> [Task requirements]:
Below are records to transcribe exactly, without their pictures.

> [Excerpted records]:
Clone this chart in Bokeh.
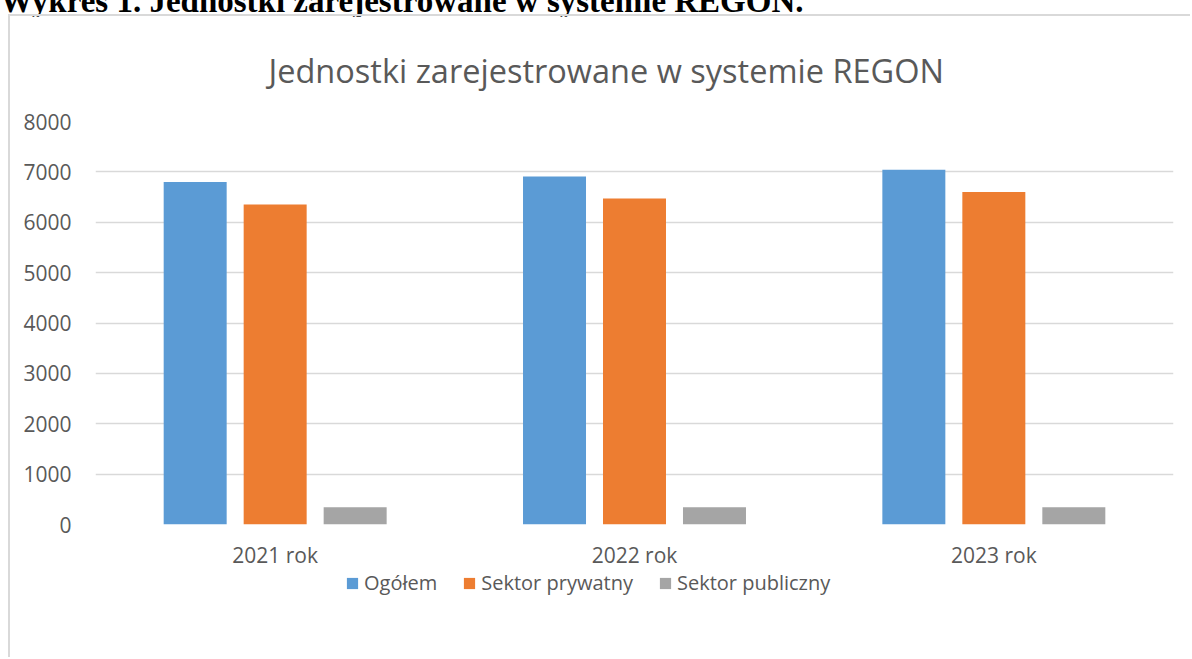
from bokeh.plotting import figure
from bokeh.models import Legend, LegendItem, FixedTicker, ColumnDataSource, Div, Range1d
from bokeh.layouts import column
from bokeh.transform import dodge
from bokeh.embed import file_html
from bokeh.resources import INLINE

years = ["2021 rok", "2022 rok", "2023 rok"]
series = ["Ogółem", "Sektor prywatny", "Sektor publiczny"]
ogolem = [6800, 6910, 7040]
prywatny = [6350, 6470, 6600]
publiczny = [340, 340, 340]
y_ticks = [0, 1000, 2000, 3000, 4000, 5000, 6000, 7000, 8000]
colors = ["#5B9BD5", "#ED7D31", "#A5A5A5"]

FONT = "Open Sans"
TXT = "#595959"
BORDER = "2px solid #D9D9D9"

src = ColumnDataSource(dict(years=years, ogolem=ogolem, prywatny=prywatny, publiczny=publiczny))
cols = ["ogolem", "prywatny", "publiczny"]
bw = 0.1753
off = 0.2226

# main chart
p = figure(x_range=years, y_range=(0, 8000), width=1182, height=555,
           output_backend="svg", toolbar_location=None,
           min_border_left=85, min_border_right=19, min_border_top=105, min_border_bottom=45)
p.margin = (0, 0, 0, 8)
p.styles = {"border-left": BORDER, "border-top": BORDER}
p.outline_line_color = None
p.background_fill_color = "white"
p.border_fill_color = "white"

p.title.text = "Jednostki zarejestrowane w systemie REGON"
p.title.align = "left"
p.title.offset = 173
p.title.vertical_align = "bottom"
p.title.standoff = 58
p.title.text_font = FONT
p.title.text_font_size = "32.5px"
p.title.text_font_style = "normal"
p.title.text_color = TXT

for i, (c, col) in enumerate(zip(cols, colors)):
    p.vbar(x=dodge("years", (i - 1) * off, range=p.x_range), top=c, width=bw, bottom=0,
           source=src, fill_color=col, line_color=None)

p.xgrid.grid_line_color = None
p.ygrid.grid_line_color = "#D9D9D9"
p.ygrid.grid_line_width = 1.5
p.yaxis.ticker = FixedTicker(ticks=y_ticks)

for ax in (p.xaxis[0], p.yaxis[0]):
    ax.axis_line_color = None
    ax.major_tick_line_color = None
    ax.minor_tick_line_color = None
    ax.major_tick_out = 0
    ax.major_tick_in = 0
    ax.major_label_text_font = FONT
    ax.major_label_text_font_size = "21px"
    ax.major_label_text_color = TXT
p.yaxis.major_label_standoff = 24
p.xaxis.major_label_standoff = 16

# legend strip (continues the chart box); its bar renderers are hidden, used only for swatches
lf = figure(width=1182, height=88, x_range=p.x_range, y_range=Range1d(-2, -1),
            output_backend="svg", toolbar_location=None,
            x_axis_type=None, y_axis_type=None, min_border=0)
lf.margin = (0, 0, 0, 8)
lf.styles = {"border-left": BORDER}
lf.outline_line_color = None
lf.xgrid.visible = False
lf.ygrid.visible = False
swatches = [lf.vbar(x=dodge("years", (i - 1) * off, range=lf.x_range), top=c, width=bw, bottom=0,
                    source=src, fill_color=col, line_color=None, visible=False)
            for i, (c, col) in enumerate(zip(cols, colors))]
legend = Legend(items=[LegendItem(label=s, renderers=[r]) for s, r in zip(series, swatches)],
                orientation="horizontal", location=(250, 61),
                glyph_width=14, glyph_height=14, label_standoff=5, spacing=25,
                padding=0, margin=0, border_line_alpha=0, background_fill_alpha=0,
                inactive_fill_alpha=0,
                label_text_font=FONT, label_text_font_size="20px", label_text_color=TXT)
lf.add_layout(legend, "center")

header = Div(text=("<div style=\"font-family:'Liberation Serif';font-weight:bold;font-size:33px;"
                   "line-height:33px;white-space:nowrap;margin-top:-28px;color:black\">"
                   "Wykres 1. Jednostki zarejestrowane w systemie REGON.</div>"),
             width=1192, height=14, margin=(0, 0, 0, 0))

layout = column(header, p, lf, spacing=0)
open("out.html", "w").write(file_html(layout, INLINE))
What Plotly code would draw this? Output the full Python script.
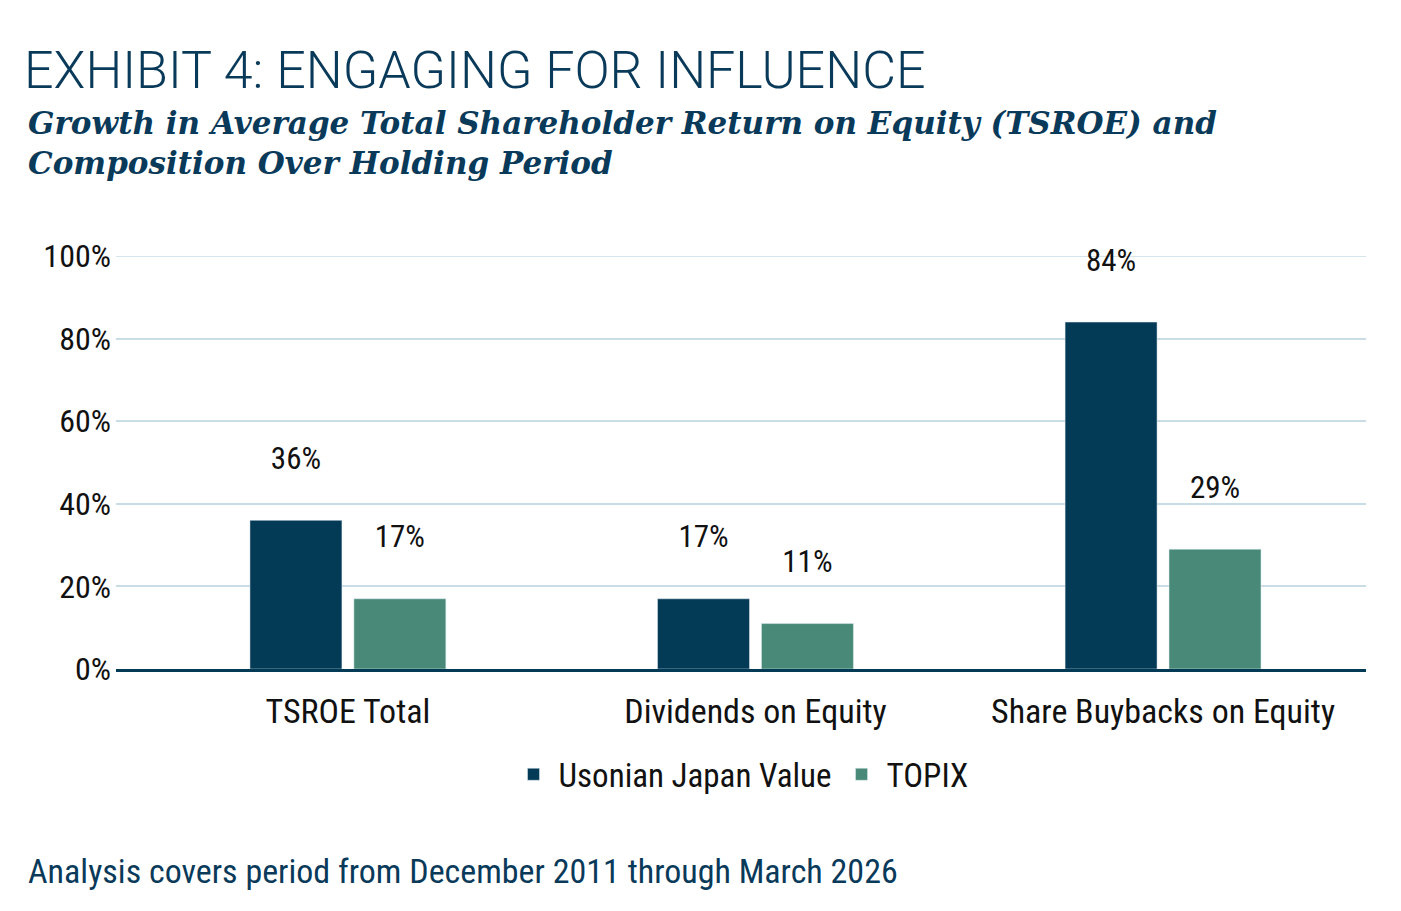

> [Solution]:
Clone this chart in Bokeh.
from bokeh.plotting import figure
from bokeh.models import Legend, LegendItem, FixedTicker, ColumnDataSource, Div, Range1d
from bokeh.layouts import column
from bokeh.transform import dodge
from bokeh.embed import file_html
from bokeh.resources import INLINE

years = ["2021 rok", "2022 rok", "2023 rok"]
series = ["Ogółem", "Sektor prywatny", "Sektor publiczny"]
ogolem = [6800, 6910, 7040]
prywatny = [6350, 6470, 6600]
publiczny = [340, 340, 340]
y_ticks = [0, 1000, 2000, 3000, 4000, 5000, 6000, 7000, 8000]
colors = ["#5B9BD5", "#ED7D31", "#A5A5A5"]

FONT = "Open Sans"
TXT = "#595959"
BORDER = "2px solid #D9D9D9"

src = ColumnDataSource(dict(years=years, ogolem=ogolem, prywatny=prywatny, publiczny=publiczny))
cols = ["ogolem", "prywatny", "publiczny"]
bw = 0.1753
off = 0.2226

# main chart
p = figure(x_range=years, y_range=(0, 8000), width=1182, height=555,
           output_backend="svg", toolbar_location=None,
           min_border_left=85, min_border_right=19, min_border_top=105, min_border_bottom=45)
p.margin = (0, 0, 0, 8)
p.styles = {"border-left": BORDER, "border-top": BORDER}
p.outline_line_color = None
p.background_fill_color = "white"
p.border_fill_color = "white"

p.title.text = "Jednostki zarejestrowane w systemie REGON"
p.title.align = "left"
p.title.offset = 173
p.title.vertical_align = "bottom"
p.title.standoff = 58
p.title.text_font = FONT
p.title.text_font_size = "32.5px"
p.title.text_font_style = "normal"
p.title.text_color = TXT

for i, (c, col) in enumerate(zip(cols, colors)):
    p.vbar(x=dodge("years", (i - 1) * off, range=p.x_range), top=c, width=bw, bottom=0,
           source=src, fill_color=col, line_color=None)

p.xgrid.grid_line_color = None
p.ygrid.grid_line_color = "#D9D9D9"
p.ygrid.grid_line_width = 1.5
p.yaxis.ticker = FixedTicker(ticks=y_ticks)

for ax in (p.xaxis[0], p.yaxis[0]):
    ax.axis_line_color = None
    ax.major_tick_line_color = None
    ax.minor_tick_line_color = None
    ax.major_tick_out = 0
    ax.major_tick_in = 0
    ax.major_label_text_font = FONT
    ax.major_label_text_font_size = "21px"
    ax.major_label_text_color = TXT
p.yaxis.major_label_standoff = 24
p.xaxis.major_label_standoff = 16

# legend strip (continues the chart box); its bar renderers are hidden, used only for swatches
lf = figure(width=1182, height=88, x_range=p.x_range, y_range=Range1d(-2, -1),
            output_backend="svg", toolbar_location=None,
            x_axis_type=None, y_axis_type=None, min_border=0)
lf.margin = (0, 0, 0, 8)
lf.styles = {"border-left": BORDER}
lf.outline_line_color = None
lf.xgrid.visible = False
lf.ygrid.visible = False
swatches = [lf.vbar(x=dodge("years", (i - 1) * off, range=lf.x_range), top=c, width=bw, bottom=0,
                    source=src, fill_color=col, line_color=None, visible=False)
            for i, (c, col) in enumerate(zip(cols, colors))]
legend = Legend(items=[LegendItem(label=s, renderers=[r]) for s, r in zip(series, swatches)],
                orientation="horizontal", location=(250, 61),
                glyph_width=14, glyph_height=14, label_standoff=5, spacing=25,
                padding=0, margin=0, border_line_alpha=0, background_fill_alpha=0,
                inactive_fill_alpha=0,
                label_text_font=FONT, label_text_font_size="20px", label_text_color=TXT)
lf.add_layout(legend, "center")

header = Div(text=("<div style=\"font-family:'Liberation Serif';font-weight:bold;font-size:33px;"
                   "line-height:33px;white-space:nowrap;margin-top:-28px;color:black\">"
                   "Wykres 1. Jednostki zarejestrowane w systemie REGON.</div>"),
             width=1192, height=14, margin=(0, 0, 0, 0))

layout = column(header, p, lf, spacing=0)
open("out.html", "w").write(file_html(layout, INLINE))
What Plotly code would draw this? Output the full Python script.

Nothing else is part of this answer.